You can also defend yourself from boredom with purpose, meaning, and interest: the good, the true, and the beautiful, which at their best include some fun. Fun creates an appetite for more fun that raises the threshold of boredom, producing more and better fun—and more and worse boredom. But a lot of fun comes from laughing at the dumb and dumber. Is some fun always unkind? Wicked fun. Is unkindness always bad? Should you make fun of those who deserve it?
For most people—at least in the rich west—an ideal happy life includes fun. Fun is even a moral responsibility: you have a duty to be fun, or at least interesting—not boring.
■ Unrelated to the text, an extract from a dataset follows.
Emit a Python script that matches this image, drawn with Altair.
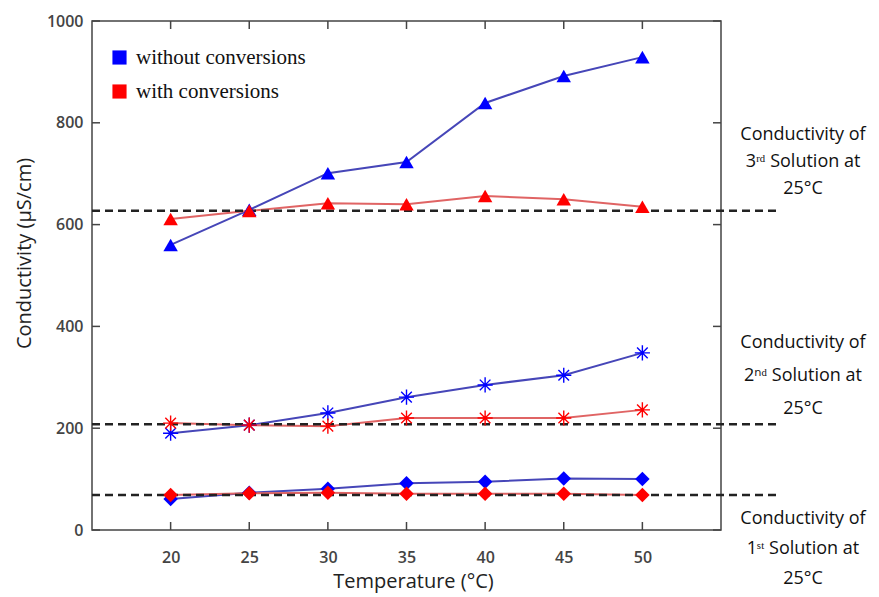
import altair as alt
import pandas as pd

# ---- data ----
temps = [20, 25, 30, 35, 40, 45, 50]
sol3_without = [560, 629, 701, 723, 839, 892, 929]
sol3_with = [611, 627, 642, 640, 656, 650, 635]
sol2_without = [190, 206, 230, 261, 285, 304, 348]
sol2_with = [210, 206, 204, 220, 220, 220, 236]
sol1_without = [61, 73, 81, 92, 95, 101, 100]
sol1_with = [69, 72, 73, 71, 71, 71, 69]

methods = ["without conversions", "with conversions"]
solutions = ["1st", "2nd", "3rd"]
ref_values = [69, 208, 627]  # conductivity of each solution at 25 C
ref_labels = [
    "Conductivity of\n1ˢᵗ Solution at\n25°C",
    "Conductivity of\n2ⁿᵈ Solution at\n25°C",
    "Conductivity of\n3ʳᵈ Solution at\n25°C",
]
x_ticks = [20, 25, 30, 35, 40, 45, 50]
y_ticks = [0, 200, 400, 600, 800, 1000]

series = {
    ("1st", "without conversions"): sol1_without,
    ("1st", "with conversions"): sol1_with,
    ("2nd", "without conversions"): sol2_without,
    ("2nd", "with conversions"): sol2_with,
    ("3rd", "without conversions"): sol3_without,
    ("3rd", "with conversions"): sol3_with,
}
rows = []
for (sol, meth), vals in series.items():
    for t, v in zip(temps, vals):
        rows.append({"temp": t, "value": v, "solution": sol, "method": meth,
                     "key": sol + " " + meth})
df = pd.DataFrame(rows)
ref_df = pd.DataFrame({"solution": solutions, "ref": ref_values, "label": ref_labels})
xt_df = pd.DataFrame({"t": x_ticks})
yt_df = pd.DataFrame({"v": y_ticks})

W, H = 629, 509
xscale = alt.Scale(domain=[15, 55], nice=False, zero=False)
yscale = alt.Scale(domain=[0, 1000], nice=False)

x_axis = alt.Axis(values=x_ticks, format="d", title="Temperature (°C)", labelFont="Open Sans",
                  labelFontSize=16, labelFontWeight=600, labelColor="#444",
                  labelPadding=19, titleFont="Open Sans", titleFontSize=20,
                  titleFontWeight="normal", titleColor="#222", titlePadding=6,
                  titleX=321)
y_axis = alt.Axis(values=y_ticks, format="d", title="Conductivity (µS/cm)", labelFont="Open Sans",
                  labelFontSize=16, labelFontWeight=600, labelColor="#444",
                  labelPadding=9, titleFont="Open Sans", titleFontSize=20,
                  titleFontWeight="normal", titleColor="#222", titlePadding=12,
                  titleY=232)

X = lambda f: alt.X(f, scale=xscale, axis=x_axis)
Y = lambda f: alt.Y(f, scale=yscale, axis=y_axis)

line_colors = ["#4646b8", "#e06464"]
point_colors = ["#0000ff", "#ff0000"]

lines = alt.Chart(df).mark_line(strokeWidth=2).encode(
    x=X("temp:Q"),
    y=Y("value:Q"),
    color=alt.Color("method:N", scale=alt.Scale(domain=methods, range=line_colors), legend=None),
    detail="key:N",
)

filled = alt.Chart(df).transform_filter(
    alt.datum.solution != "2nd"
).mark_point(filled=True, size=210, opacity=1).encode(
    x=X("temp:Q"),
    y=Y("value:Q"),
    color=alt.Color("method:N", scale=alt.Scale(domain=methods, range=point_colors),
                    legend=alt.Legend(title=None, orient="none", legendX=17, legendY=26,
                                      symbolType="square", symbolSize=200,
                                      symbolStrokeWidth=0, labelFont="Liberation Serif",
                                      labelFontSize=21, labelColor="#111", labelLimit=400,
                                      rowPadding=12, padding=0, labelOffset=6)),
    shape=alt.Shape("solution:N", scale=alt.Scale(domain=["1st", "3rd"],
                                                  range=["diamond", "triangle-up"]),
                    legend=None),
)

asterisk_path = "M-1,0L1,0M0,-1L0,1M-0.7,-0.7L0.7,0.7M-0.7,0.7L0.7,-0.7"
stars = alt.Chart(df).transform_filter(
    alt.datum.solution == "2nd"
).mark_point(filled=False, size=230, strokeWidth=1.4, shape=asterisk_path, opacity=1).encode(
    x=X("temp:Q"),
    y=Y("value:Q"),
    color=alt.Color("method:N", scale=alt.Scale(domain=methods, range=point_colors), legend=None),
)

dashes = alt.Chart(ref_df).mark_rule(
    color="#222", strokeWidth=2.5, strokeDash=[8, 5], clip=False
).encode(
    y=Y("ref:Q"),
    x=alt.value(0),
    x2=alt.value(W + 57),
)

texts = []
for sol, dy, lh in zip(solutions, [24, -81, -76], [30, 33, 27]):
    texts.append(
        alt.Chart(ref_df).transform_filter(alt.datum.solution == sol).mark_text(
            font="Open Sans", fontSize=18, color="#111", align="center",
            baseline="middle", lineBreak="\n", lineHeight=lh, dy=dy
        ).encode(
            y=Y("ref:Q"),
            x=alt.value(W + 82),
            text="label:N",
        )
    )

tick_style = dict(color="#444", strokeWidth=1.5)
xt_bottom = alt.Chart(xt_df).mark_rule(**tick_style).encode(
    x=X("t:Q"), y=alt.value(H), y2=alt.value(H - 8))
xt_top = alt.Chart(xt_df).mark_rule(**tick_style).encode(
    x=X("t:Q"), y=alt.value(0), y2=alt.value(8))
yt_left = alt.Chart(yt_df).mark_rule(**tick_style).encode(
    y=Y("v:Q"), x=alt.value(0), x2=alt.value(8))
yt_right = alt.Chart(yt_df).mark_rule(**tick_style).encode(
    y=Y("v:Q"), x=alt.value(W - 8), x2=alt.value(W))

chart = alt.layer(
    lines, xt_bottom, xt_top, yt_left, yt_right, dashes, filled, stars, *texts
).resolve_scale(color="independent").properties(
    width=W, height=H,
    autosize=alt.AutoSizeParams(type="none"),
    padding={"left": 92, "top": 21, "right": 158, "bottom": 67},
).configure_view(
    stroke="#444", strokeWidth=1.5
).configure_axis(
    grid=False, domain=False, ticks=False
)

chart.save("out.html", embed_options={"renderer": "svg", "actions": False})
Religion, being very serious, is not traditionally a lot of fun. Jesus didn’t crack many jokes (though maybe more than you might think). As life became easier, for many Christians the social climax of the week shifted from Sunday morning to Saturday night. Will we follow fun’s siren call into decadence—the frivolous life of pleasure? Maybe far enough to spark a reaction. Religion not only causes hate and war, it also helps people. Maybe the clergy will evolve into social workers, as we learn to help people better. The pendulum swings toward fun, and swings back again. The other ideals are just as strong, and natural, as fun.
We have these four ideals that refuse to fuse. It’s hard to focus on more than one, or maybe two, at a time. Comedy is not pretty. Beauty is not always good. Satan steals Paradise Lost. What’s good, like praise for a gift, is not always true. Life has hard truths, like death, and pain, that we normally find neither good, beautiful, nor fun.
When we move from God to good, we give up the absolute solution of death: the certainty of eternal life, and the loving God who gives just rewards. Yet with all our health and leisure we still suffer, and we still die. Is this life enough for us? For all we know we may be caught between the spiritual immortality of the past and the physical immortality of the future: the first and last to simply die. Will we keep searching on both sides, spiritual and physical, for an absolute eternal life that can never be lost?
Not long ago, life was not only tougher, it was also more mysterious, a mystery faith helped solve. Humanists now again face the mystery of death, but the mysteries of smallpox, or eclipses, or the growing season, though not eliminated, have been mostly tamed. Progress has given us a beachhead of security, where we have time to think about our lives in relative comfort, not constant fear and trembling. We have heat and air-conditioning, good food, music, refrigerators, cars, tv, computers, showers. A shower gives you a fresh start every day, washing off dirt the way baptism washed off sins. One of the beautiful experiences of civilized life is flushing a toilet. Cleanliness, like knowledge, makes it easier to live without God.
Humanism is a human way to climb toward good, though we may never stop the pendulum that swings from God to good to physicalism and back. Will the ever-searching human spirit be content to die? I doubt it. But in the meantime most of us may eventually find that a beautiful fun good life is all we have to have. It’s not perfect, but it’s good enough—and can get better. Instead of following an absolute God, we make our unending climb toward more and better good: never all, ever more. God plus o: no limit.
Strawson, P.F. 1974. “Freedom and Resentment,” in Freedom and Resentment and Other Essays. London: Methuen.
Wolf, Susan. 1993. Freedom Within Reason. Oxford: Oxford University Press.